* **What to produce**:
Go to the line that contains "Emit a LaTeX", then write out that line and all that follow to the end of the listing, exactly and without pictures.

* **Data excerpts**:
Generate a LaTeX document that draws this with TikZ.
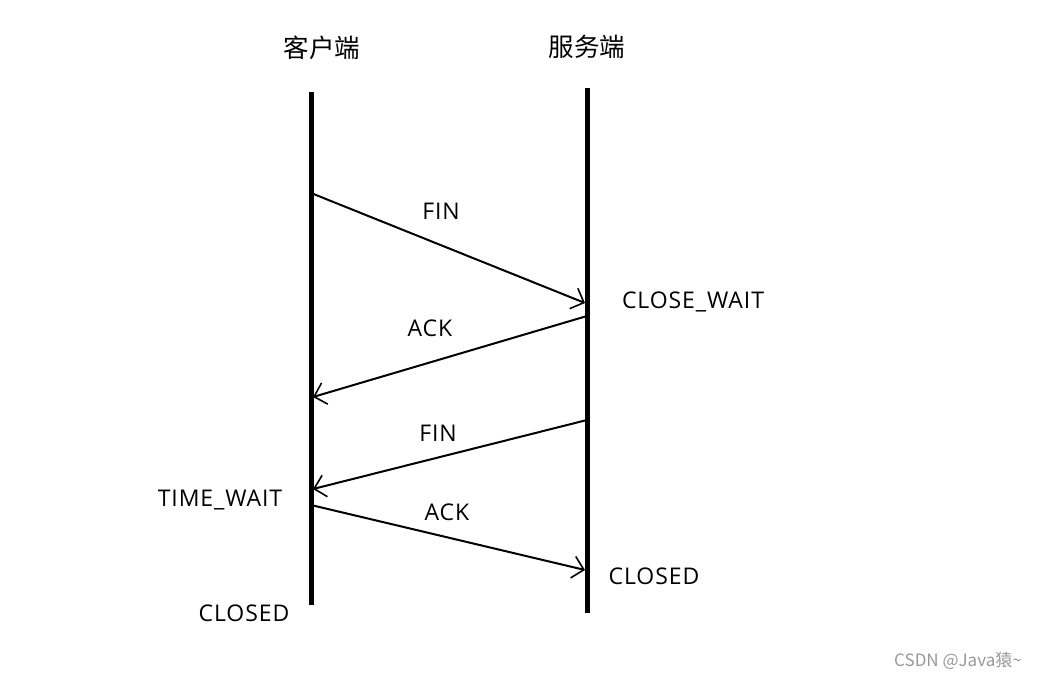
\documentclass[tikz,border=0pt]{standalone}
\usepackage{fontspec}
\setmainfont{Noto Sans CJK SC}
\newfontfamily\labelfont[LetterSpace=4]{Open Sans}
\usetikzlibrary{arrows.meta}

\begin{document}
\begin{tikzpicture}[x=1pt, y=-1pt,
    lifeline/.style={line width=5pt},
    msg/.style={line width=2pt, -{Straight Barb[length=11pt, width=22pt, line width=1.6pt]}},
    lbl/.style={font=\labelfont\fontsize{23}{27}\selectfont, inner sep=0pt},
    head/.style={font=\fontsize{25.5}{30}\selectfont, inner sep=0pt}]
      \def\clientx{311}
      \def\serverx{587}

      \useasboundingbox (0,0) rectangle (1052,678);

      % lifelines
      \coordinate (ctop) at (\clientx,92);
      \coordinate (cbot) at (\clientx,605);
      \coordinate (stop) at (\serverx,88);
      \coordinate (sbot) at (\serverx,613);
      \draw[lifeline] (ctop) -- (cbot);
      \draw[lifeline] (stop) -- (sbot);

      \node[head] (client) at (322,48) {客户端};
      \node[head] (server) at (587,47) {服务端};

      % message end points
      \coordinate (c1) at (\clientx,193);
      \coordinate (s1) at (\serverx-2,303);
      \coordinate (s2) at (\serverx,316);
      \coordinate (c2) at (\clientx+2,397);
      \coordinate (s3) at (\serverx,420);
      \coordinate (c3) at (\clientx+2,489);
      \coordinate (c4) at (\clientx,505);
      \coordinate (s4) at (\serverx-2,570);

      \draw[msg] (c1) -- (s1);
      \draw[msg] (s2) -- (c2);
      \draw[msg] (s3) -- (c3);
      \draw[msg] (c4) -- (s4);

      \node[lbl] (fin1) at (441,211) {FIN};
      \node[lbl] (ack1) at (430,328) {ACK};
      \node[lbl] (fin2) at (438,433) {FIN};
      \node[lbl] (ack2) at (447,512) {ACK};

      \node[lbl] (closewait) at (693,302) {CLOSE\_WAIT};
      \node[lbl] (timewait) at (220,500) {TIME\_WAIT};
      \node[lbl] (sclosed) at (654,576) {CLOSED};
      \node[lbl] (cclosed) at (244,613) {CLOSED};

      \node[font=\fontsize{17}{20}\selectfont, text=black!40, inner sep=0pt] (mark) at (958,661) {CSDN @Java猿\textasciitilde};
    \end{tikzpicture}
\end{document}
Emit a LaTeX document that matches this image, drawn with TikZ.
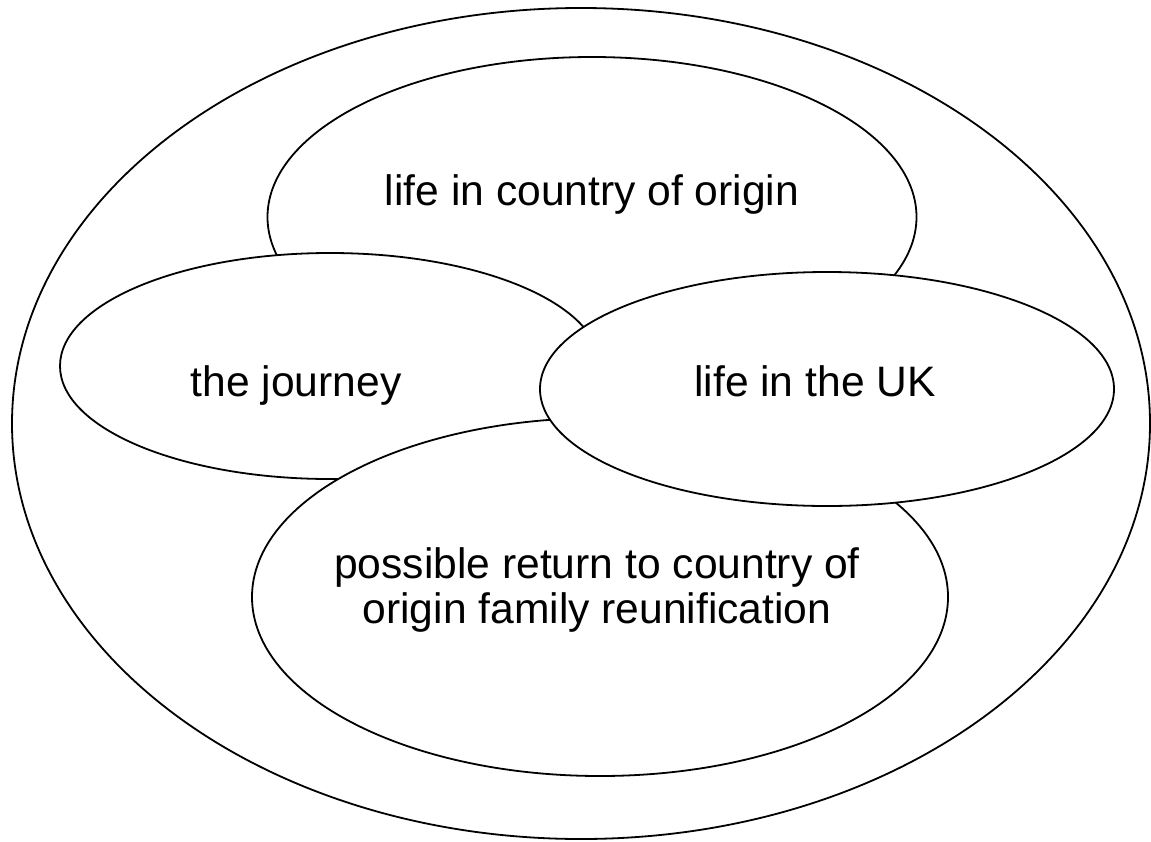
\documentclass[tikz,border=0pt]{standalone}
\usepackage{fontspec}
\setmainfont{Liberation Sans}
\usetikzlibrary{shapes.geometric}
\begin{document}
\begin{tikzpicture}[x=0.5pt,y=-0.5pt,
  blob/.style={draw=black,fill=white,line width=0.9pt,ellipse,inner sep=0pt},
  lbl/.style={font=\fontsize{21.3}{22.6}\selectfont,anchor=base,inner sep=0pt}]
\useasboundingbox (0,0) rectangle (1151,841);
\node[blob,minimum width=1138pt*0.5,minimum height=831pt*0.5] (outer) at (581,423.5) {};
\node[blob,minimum width=649pt*0.5,minimum height=320pt*0.5] (origin) at (592,217) {};
\node[blob,minimum width=540pt*0.5,minimum height=226pt*0.5] (journey) at (330,366) {};
\node[blob,minimum width=696pt*0.5,minimum height=358pt*0.5] (return) at (600,597) {};
\node[blob,minimum width=574pt*0.5,minimum height=234pt*0.5] (uk) at (827,389) {};
\node[lbl] (torigin) at (592,205) {life in country of origin};
\node[lbl] (tjourney) at (296,396) {the journey};
\node[lbl] (tuk) at (815,396) {life in the UK};
\node[lbl] (treturn1) at (597,578) {possible return to country of};
\node[lbl] (treturn2) at (597,623) {origin family reunification};
\end{tikzpicture}
\end{document}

* **Exercise output**:
Emit a LaTeX document that matches this image, drawn with TikZ.
\documentclass[tikz,border=0pt]{standalone}
\usepackage{fontspec}
\setmainfont{Liberation Sans}
\usetikzlibrary{shapes.geometric}
\begin{document}
\begin{tikzpicture}[x=0.5pt,y=-0.5pt,
  blob/.style={draw=black,fill=white,line width=0.9pt,ellipse,inner sep=0pt},
  lbl/.style={font=\fontsize{21.3}{22.6}\selectfont,anchor=base,inner sep=0pt}]
\useasboundingbox (0,0) rectangle (1151,841);
\node[blob,minimum width=1138pt*0.5,minimum height=831pt*0.5] (outer) at (581,423.5) {};
\node[blob,minimum width=649pt*0.5,minimum height=320pt*0.5] (origin) at (592,217) {};
\node[blob,minimum width=540pt*0.5,minimum height=226pt*0.5] (journey) at (330,366) {};
\node[blob,minimum width=696pt*0.5,minimum height=358pt*0.5] (return) at (600,597) {};
\node[blob,minimum width=574pt*0.5,minimum height=234pt*0.5] (uk) at (827,389) {};
\node[lbl] (torigin) at (592,205) {life in country of origin};
\node[lbl] (tjourney) at (296,396) {the journey};
\node[lbl] (tuk) at (815,396) {life in the UK};
\node[lbl] (treturn1) at (597,578) {possible return to country of};
\node[lbl] (treturn2) at (597,623) {origin family reunification};
\end{tikzpicture}
\end{document}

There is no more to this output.